En cierta oportunidad, los indígenas se ofrecieron para guiar a los expedicionarios hasta un lugar cercano, donde abundaban las corrientes de aguas cristalinas en un ancho río. Merced a ellas, el valle de más abajo, al conjuro del riego natural y copioso por canales naturales, se convertía en un sitio de vegetación exuberante, rico en árboles corpulentos. Cascadas rumorosas caían por las laderas de las montañas, yendo a echarse a alguno de los tantos riachos que cruzaban la tierra. Ante tal perspectiva, los expedicionarios aceptaron complacidos la invitación. Así cruzaron valles donde crecían aguaribais, piquillines y acacias, perfumando el aire con su aroma; mientras la brisa perfumada de tomillo, soplaba con tanta suavidad que apenas movía las ramas.

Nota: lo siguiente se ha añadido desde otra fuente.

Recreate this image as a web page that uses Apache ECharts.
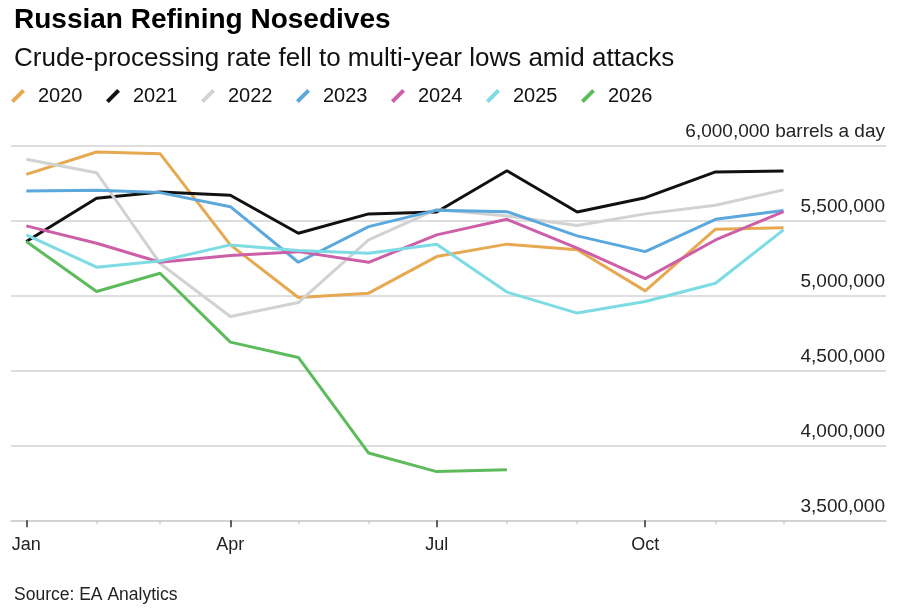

Cuando llegaron al sitio prometido, los conquistadores elogiaron la singular belleza del paisaje. Uno de ellos, a quien la larga marcha había dado sed, tomó un cántaro de barro y se dirigió a la vertiente a llenarlo de agua fresca. Los otros se sentaron a descansar bajo los árboles, y a gozar de la tranquilidad que allí se ofrecía. De pronto, fueron arrancados de su abstracción, por los gritos del compañero que se hallaba junto a la vertiente: “¡Milagro, milagro! ¡Hay oro líquido! ¡Vengan!”.
Se levantaron los expedicionarios y corrieron al lugar donde el compañero había hecho el descubrimiento. Atónitos quedaron al llegar: un chorro dorado brotaba de la roca y se deslizaba por un lecho abierto en la tierra, convertido en una corriente que a poco se transformaba en un ancho río de oro líquido. Gritaban: “¡Es verdad! ¡Es oro! ¡Es oro líquido! ¡Es un río de oro! ¡Y sale de una roca! No tenemos más que estirar la mano para recoger todo el que queramos...”.

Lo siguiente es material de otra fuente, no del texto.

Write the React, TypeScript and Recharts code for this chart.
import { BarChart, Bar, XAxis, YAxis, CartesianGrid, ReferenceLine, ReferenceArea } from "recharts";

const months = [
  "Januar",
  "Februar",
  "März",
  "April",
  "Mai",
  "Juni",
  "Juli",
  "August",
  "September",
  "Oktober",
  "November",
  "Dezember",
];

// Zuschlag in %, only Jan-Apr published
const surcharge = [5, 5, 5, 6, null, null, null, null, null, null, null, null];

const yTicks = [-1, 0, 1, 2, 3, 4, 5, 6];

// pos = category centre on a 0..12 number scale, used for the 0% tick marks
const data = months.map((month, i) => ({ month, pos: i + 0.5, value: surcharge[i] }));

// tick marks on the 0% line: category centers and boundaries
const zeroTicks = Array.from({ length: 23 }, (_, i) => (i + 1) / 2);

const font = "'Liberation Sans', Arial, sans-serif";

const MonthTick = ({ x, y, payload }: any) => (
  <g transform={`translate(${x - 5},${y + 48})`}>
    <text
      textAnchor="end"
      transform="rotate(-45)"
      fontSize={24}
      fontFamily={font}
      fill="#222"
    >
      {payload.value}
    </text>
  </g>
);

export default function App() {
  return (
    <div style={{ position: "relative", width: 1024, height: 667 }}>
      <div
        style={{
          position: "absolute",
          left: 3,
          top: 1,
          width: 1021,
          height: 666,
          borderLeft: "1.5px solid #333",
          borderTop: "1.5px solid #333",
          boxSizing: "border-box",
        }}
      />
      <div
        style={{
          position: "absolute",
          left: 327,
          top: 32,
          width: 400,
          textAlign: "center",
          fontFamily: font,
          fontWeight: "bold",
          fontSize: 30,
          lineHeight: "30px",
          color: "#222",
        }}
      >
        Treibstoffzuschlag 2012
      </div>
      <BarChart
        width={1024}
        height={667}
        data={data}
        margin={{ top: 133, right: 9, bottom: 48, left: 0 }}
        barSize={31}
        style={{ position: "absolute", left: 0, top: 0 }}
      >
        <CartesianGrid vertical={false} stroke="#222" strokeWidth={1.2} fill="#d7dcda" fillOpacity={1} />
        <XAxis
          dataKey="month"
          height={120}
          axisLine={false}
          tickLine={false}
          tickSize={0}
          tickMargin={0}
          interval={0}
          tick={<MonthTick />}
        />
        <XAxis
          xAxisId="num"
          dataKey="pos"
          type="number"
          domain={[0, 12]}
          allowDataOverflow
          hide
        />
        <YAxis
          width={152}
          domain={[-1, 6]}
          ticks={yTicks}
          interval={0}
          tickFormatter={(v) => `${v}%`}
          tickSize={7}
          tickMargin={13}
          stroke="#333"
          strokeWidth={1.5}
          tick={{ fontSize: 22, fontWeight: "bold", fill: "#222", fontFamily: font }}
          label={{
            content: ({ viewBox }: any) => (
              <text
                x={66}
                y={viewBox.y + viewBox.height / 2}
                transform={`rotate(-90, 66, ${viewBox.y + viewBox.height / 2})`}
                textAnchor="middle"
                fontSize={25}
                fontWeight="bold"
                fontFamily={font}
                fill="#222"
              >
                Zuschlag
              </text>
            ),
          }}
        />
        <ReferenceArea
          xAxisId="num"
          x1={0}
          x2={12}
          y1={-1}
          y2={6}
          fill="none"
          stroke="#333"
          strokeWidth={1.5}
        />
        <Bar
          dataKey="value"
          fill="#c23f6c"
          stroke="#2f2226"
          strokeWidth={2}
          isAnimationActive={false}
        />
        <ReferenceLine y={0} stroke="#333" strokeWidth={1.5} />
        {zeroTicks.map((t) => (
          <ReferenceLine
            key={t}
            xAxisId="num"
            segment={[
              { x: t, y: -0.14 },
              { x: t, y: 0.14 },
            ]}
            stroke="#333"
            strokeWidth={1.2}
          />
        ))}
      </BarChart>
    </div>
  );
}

El que había llegado primero no había podido contener un impulso instintivo, como si quisiera apoderarse de todo el tesoro que surgía de las piedras y corría por el amplio lecho: haciendo un cuenco con sus dos manos, lo llenó del líquido codiciado. Pero la decepción fue grande. En sus manos el líquido dorado era sólo agua pura. Todos quisieron comprobarlo y todos obtuvieron el mismo resultado: era agua pura la que brotaba de la roca, sólo que al correr por un lecho de arena y ser alcanzada por los fuertes rayos del sol, lucía como el oro, dorada y brillante.
Los indígenas, indiferentes al valor del oro, ya conocían el fenómeno, pero nunca lo habían tenido en cuenta, porque para ellos el oro no tenía la importancia que le daban los expedicionarios.